ABSTRACT

In chapter 1, we introduced the idea that culture is enacted in conversation by a community that has knowledge of the behavioral code. Members of the community are said to act competently if they behave in an appropriate and effective fashion. In this chapter, we explore African American communication competence and cultural identity negotiation in both intra-and intercultural settings. First, definitions and approaches to general communication competence are presented and adapted to a cultural perspective. Then we explore the basis for an African American model of competence and examine how this code operates in both intra-and intercultural contexts. Finally, we discuss why the research on communication competence is most apropos for communities outside of the United States and how recent research has introduced a more effective paradigm for explaining intercultural communication in the United States. The paradigm is cultural contracts theory, which considers Ting-Toomey’s extant identity negotiation paradigm to be the metatheory that guides the new approach.

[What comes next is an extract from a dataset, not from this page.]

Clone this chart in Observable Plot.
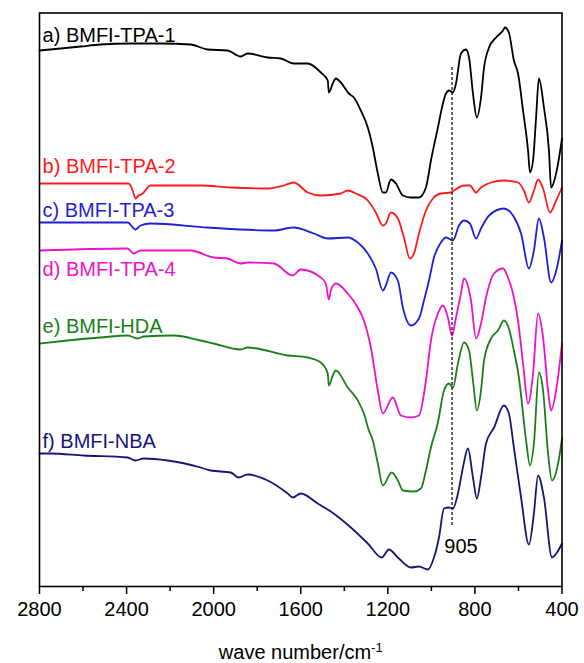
<!DOCTYPE html>
<html><head><meta charset="utf-8">
<script src="https://cdn.jsdelivr.net/npm/d3@7"></script>
<script src="https://cdn.jsdelivr.net/npm/@observablehq/plot@0.6"></script>
<style>body{margin:0;background:#fff}</style>
</head><body><div id="chart"></div>
<script>
// wavenumber (cm-1) and offset transmittance (a.u.) for each spectrum
const wnA = [2800,2703,2611,2520,2382,2244,2106,2028,1936,1876,1844,1752,1692,1632,1568,1508,1476,1471,1453,1439,1416,1379,1356,1324,1292,1269,1246,1223,1209,1186,1163,1131,1094,1057,1025,1002,970,947,933,919,901,887,864,841,827,809,791,772,758,735,703,671,662,644,621,602,579,556,547,533,519,506,483,460,450,427,400];
const tA  = [535,537,539,541,542,542,541,536,535,529,532,528,527,522,522,513,505,493,502,507,503,492,488,475,458,438,412,393,393,406,402,390,388,388,398,425,458,482,492,495,493,502,532,536,528,492,468,488,518,538,548,555,558,553,525,512,475,435,413,425,468,507,478,435,398,412,447];

const wnB = [2800,2391,2372,2359,2345,2326,2303,2290,2060,1922,1752,1678,1632,1568,1508,1416,1384,1347,1292,1255,1223,1209,1186,1154,1126,1099,1080,1057,1025,993,956,910,896,850,823,795,772,726,667,602,575,552,529,510,487,455,427,400];
const tB  = [402,402,395,387,390,392,398,400,400,398,397,400,403,393,390,392,395,392,385,373,360,362,373,367,348,327,332,352,375,387,392,393,395,400,400,393,398,403,405,403,395,383,395,406,397,373,385,398];

const wnC = [2800,2395,2359,2336,2290,2028,1876,1724,1632,1540,1476,1384,1338,1292,1255,1223,1209,1186,1154,1131,1094,1057,1034,1011,988,956,933,901,873,850,823,795,772,735,667,625,588,552,529,506,483,450,423,400];
const tC  = [363,363,356,360,362,358,356,355,358,352,347,348,343,332,317,295,300,313,305,278,260,267,285,305,328,343,348,345,360,365,362,347,357,370,377,370,352,317,335,367,348,303,318,345];

const wnD = [2800,2395,2368,2336,2106,2000,1936,1876,1844,1724,1637,1600,1508,1485,1471,1462,1439,1384,1338,1310,1278,1246,1223,1177,1140,1094,1057,1025,1002,970,947,924,905,887,864,850,818,795,772,749,712,671,648,625,602,579,556,533,510,487,464,450,427,400];
const tD  = [335,337,332,335,335,328,327,322,323,322,310,316,308,302,286,295,302,292,278,265,238,195,172,188,170,168,170,205,245,272,280,268,250,268,292,307,285,247,262,288,312,317,308,292,265,222,182,212,272,248,195,175,195,242];

const wnE = [2800,2671,2520,2395,2349,2322,2184,2060,2000,1876,1844,1660,1568,1508,1476,1471,1453,1439,1384,1338,1310,1287,1269,1246,1223,1182,1154,1131,1080,1048,1025,1002,970,942,919,901,878,850,827,809,791,772,758,726,694,667,644,621,598,565,547,529,506,487,464,446,418,400];
const tE  = [242,245,248,250,247,249,250,245,242,236,238,230,228,223,212,200,210,215,198,185,172,155,145,122,100,113,105,95,94,97,115,138,163,195,202,198,222,243,235,205,175,195,225,247,255,265,257,235,208,145,120,142,213,195,132,105,122,147];

const wnF = [2800,2749,2598,2395,2359,2322,2211,2060,2014,1922,1885,1844,1752,1660,1637,1600,1522,1462,1370,1292,1228,1195,1154,1094,1057,1016,988,965,942,919,901,878,855,832,809,791,772,749,712,667,644,621,588,552,529,510,483,446,423,400];
const tF  = [132,132,130,128,125,127,125,118,115,113,108,111,105,92,88,92,82,74,58,42,28,36,28,18,19,16,28,48,77,78,77,92,118,137,108,87,108,142,158,180,172,138,88,41,72,110,88,28,33,42];

const seriesNames = ["a) BMFI-TPA-1","b) BMFI-TPA-2","c) BMFI-TPA-3","d) BMFI-TPA-4","e) BMFI-HDA","f) BMFI-NBA"];
const seriesColors = ["#000000","#ff1a1a","#1f1fd6","#ee11cc","#1a7f1a","#161678"];
const labelLevels = [544,413,369,310,253,138];
const majorTicks = [2800,2400,2000,1600,1200,800,400];
const minorTicks = [2600,2200,1800,1400,1000,600];
const markerWn = 905;
const xTitle = "wave number/cm";
const xTitleSup = "-1";

const wns = [wnA,wnB,wnC,wnD,wnE,wnF];
const ts = [tA,tB,tC,tD,tE,tF];

const lines = seriesNames.map((name, k) =>
  Plot.line(wns[k].map((w, i) => ({wn: w, t: ts[k][i]})), {
    x: "wn", y: "t", stroke: seriesColors[k], strokeWidth: 1.8, curve: "monotone-x"
  })
);
const labels = seriesNames.map((name, k) =>
  Plot.text([name], {x: 2786, y: labelLevels[k], text: d => d, fill: seriesColors[k],
    textAnchor: "start", lineAnchor: "bottom", fontSize: 20})
);

const chart = Plot.plot({
  width: 584, height: 663,
  marginLeft: 39, marginRight: 22.5, marginTop: 12.5, marginBottom: 77,
  style: {fontFamily: "'Liberation Sans', Arial, sans-serif", background: "white", color: "black"},
  x: {domain: [2800, 400]},
  y: {domain: [-1, 572.5], axis: null},
  marks: [
    ...lines,
    Plot.ruleX([markerWn], {y1: 60, y2: 520, stroke: "black", strokeWidth: 1.2, strokeDasharray: "3,2"}),
    Plot.text([String(markerWn)], {x: 864, y: 33, text: d => d, fill: "black", fontSize: 20, lineAnchor: "bottom"}),
    ...labels,
    Plot.axisX({ticks: majorTicks, tickSize: 8, tickPadding: 7, tickFormat: d => String(d), fontSize: 20, label: null, strokeWidth: 1.5}),
    Plot.axisX({ticks: minorTicks, tickSize: 5, text: null, label: null, strokeWidth: 1.5}),
    Plot.frame({stroke: "black", strokeWidth: 1.6}),
    Plot.text([xTitle], {frameAnchor: "bottom", dy: 66, lineAnchor: "middle", fontSize: 20, fill: "black", text: d => d, className: "xtitle"})
  ]
});
document.getElementById("chart").appendChild(chart);
// add the superscript to the axis title
d3.select(chart).selectAll("g.xtitle text").each(function() {
  const el = d3.select(this);
  el.text(null);
  el.append("tspan").text(xTitle);
  el.append("tspan").attr("dy", "-0.5em").attr("font-size", "13px").text(xTitleSup);
});
</script>
</body></html>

This approach is dis-cussed in chapter 6. Power as an interceding variable in human interaction is a key development in the cultural-contracts paradigm. This component seems to have been overlooked in much of the communication competence research to date. We have two goals in this chapter: to explain the code(s) or system(s) of symbols, meanings, and norms by which members of the diverse composite African American community tend to evaluate and enact competent conversation; and to elaborate on how social categorizations and social constructions of race and culture inhibit and/or enhance interaction.